**What to produce**
Every line from the one with "What Apache ECharts" to the one with "const seriesNames = ['Mijeko", including those two, is to be copied exactly; all other lines of the entries below are left out.

**Dataset records**
++++

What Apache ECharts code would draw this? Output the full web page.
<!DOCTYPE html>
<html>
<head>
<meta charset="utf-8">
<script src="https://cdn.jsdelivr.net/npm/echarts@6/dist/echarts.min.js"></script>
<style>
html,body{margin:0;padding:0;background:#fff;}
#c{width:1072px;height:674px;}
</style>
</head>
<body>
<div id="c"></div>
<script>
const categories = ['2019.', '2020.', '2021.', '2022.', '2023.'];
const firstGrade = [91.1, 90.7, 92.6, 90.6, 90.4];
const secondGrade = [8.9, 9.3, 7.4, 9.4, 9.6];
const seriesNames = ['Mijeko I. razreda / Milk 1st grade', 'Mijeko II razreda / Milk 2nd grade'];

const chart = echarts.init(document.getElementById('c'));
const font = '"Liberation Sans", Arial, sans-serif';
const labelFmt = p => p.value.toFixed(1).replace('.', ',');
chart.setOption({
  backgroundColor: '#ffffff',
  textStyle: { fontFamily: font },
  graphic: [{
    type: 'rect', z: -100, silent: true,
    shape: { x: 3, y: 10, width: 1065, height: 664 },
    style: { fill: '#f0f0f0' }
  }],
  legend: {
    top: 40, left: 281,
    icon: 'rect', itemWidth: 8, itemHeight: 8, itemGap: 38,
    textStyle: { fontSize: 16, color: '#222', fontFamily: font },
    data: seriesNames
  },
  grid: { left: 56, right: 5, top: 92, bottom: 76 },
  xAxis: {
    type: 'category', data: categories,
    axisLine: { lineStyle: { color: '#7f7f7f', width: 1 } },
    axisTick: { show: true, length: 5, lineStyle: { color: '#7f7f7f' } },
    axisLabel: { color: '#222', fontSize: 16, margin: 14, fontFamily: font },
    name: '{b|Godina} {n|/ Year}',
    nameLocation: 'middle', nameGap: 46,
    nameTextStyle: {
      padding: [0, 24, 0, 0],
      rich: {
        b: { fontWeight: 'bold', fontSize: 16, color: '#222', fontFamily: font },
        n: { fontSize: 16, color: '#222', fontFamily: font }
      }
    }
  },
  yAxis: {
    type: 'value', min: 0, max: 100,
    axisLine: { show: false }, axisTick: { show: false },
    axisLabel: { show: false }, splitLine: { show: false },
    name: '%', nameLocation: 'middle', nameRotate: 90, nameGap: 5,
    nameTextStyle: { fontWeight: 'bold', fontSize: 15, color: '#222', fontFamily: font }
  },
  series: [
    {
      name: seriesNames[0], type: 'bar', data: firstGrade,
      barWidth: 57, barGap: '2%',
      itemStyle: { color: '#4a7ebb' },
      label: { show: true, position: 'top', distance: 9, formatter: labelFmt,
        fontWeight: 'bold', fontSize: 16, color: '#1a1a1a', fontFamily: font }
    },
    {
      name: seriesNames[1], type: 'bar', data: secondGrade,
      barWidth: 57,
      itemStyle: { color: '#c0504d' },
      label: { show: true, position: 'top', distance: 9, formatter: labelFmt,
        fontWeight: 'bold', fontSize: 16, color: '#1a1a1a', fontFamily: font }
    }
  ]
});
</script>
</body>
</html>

++++

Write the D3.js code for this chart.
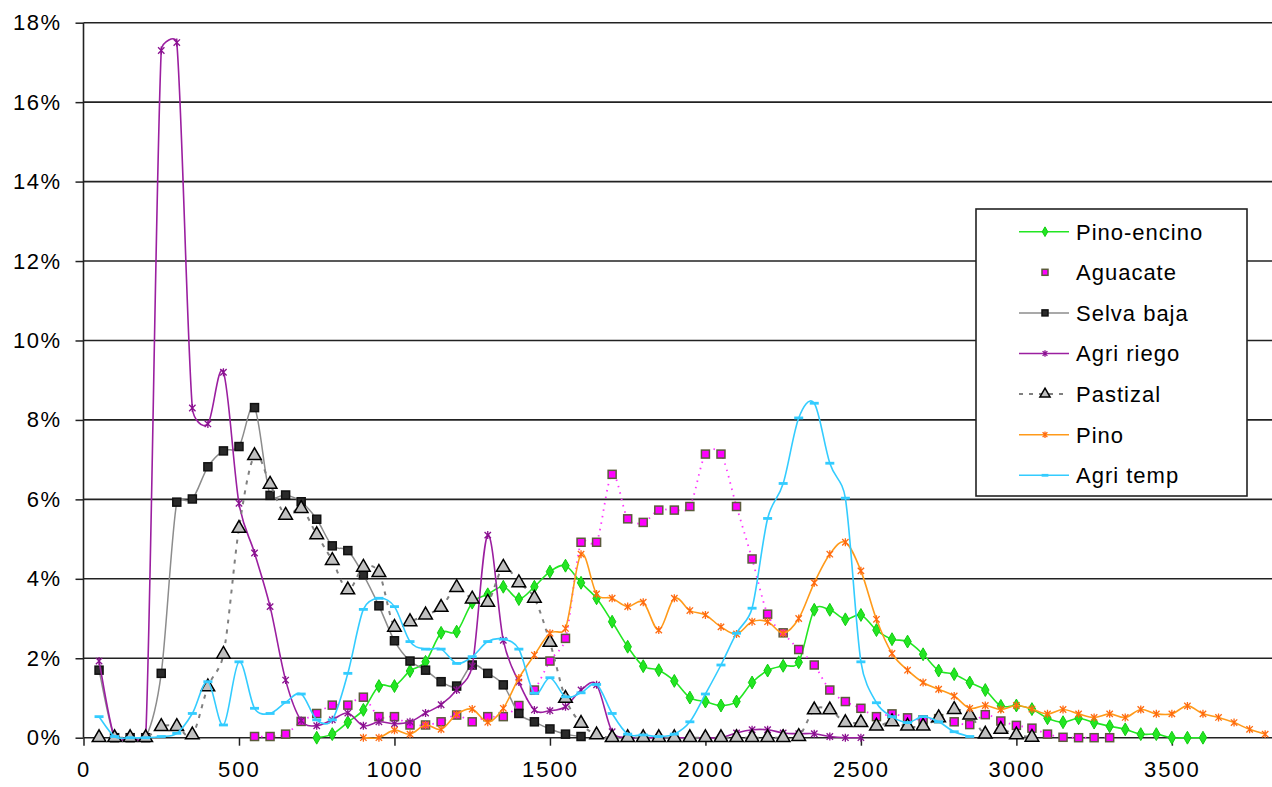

++++

**Solution to this task**
What Apache ECharts code would draw this? Output the full web page.
<!DOCTYPE html>
<html>
<head>
<meta charset="utf-8">
<script src="https://cdn.jsdelivr.net/npm/echarts@6/dist/echarts.min.js"></script>
<style>
html,body{margin:0;padding:0;background:#fff;}
#c{width:1072px;height:674px;}
</style>
</head>
<body>
<div id="c"></div>
<script>
const categories = ['2019.', '2020.', '2021.', '2022.', '2023.'];
const firstGrade = [91.1, 90.7, 92.6, 90.6, 90.4];
const secondGrade = [8.9, 9.3, 7.4, 9.4, 9.6];
const seriesNames = ['Mijeko I. razreda / Milk 1st grade', 'Mijeko II razreda / Milk 2nd grade'];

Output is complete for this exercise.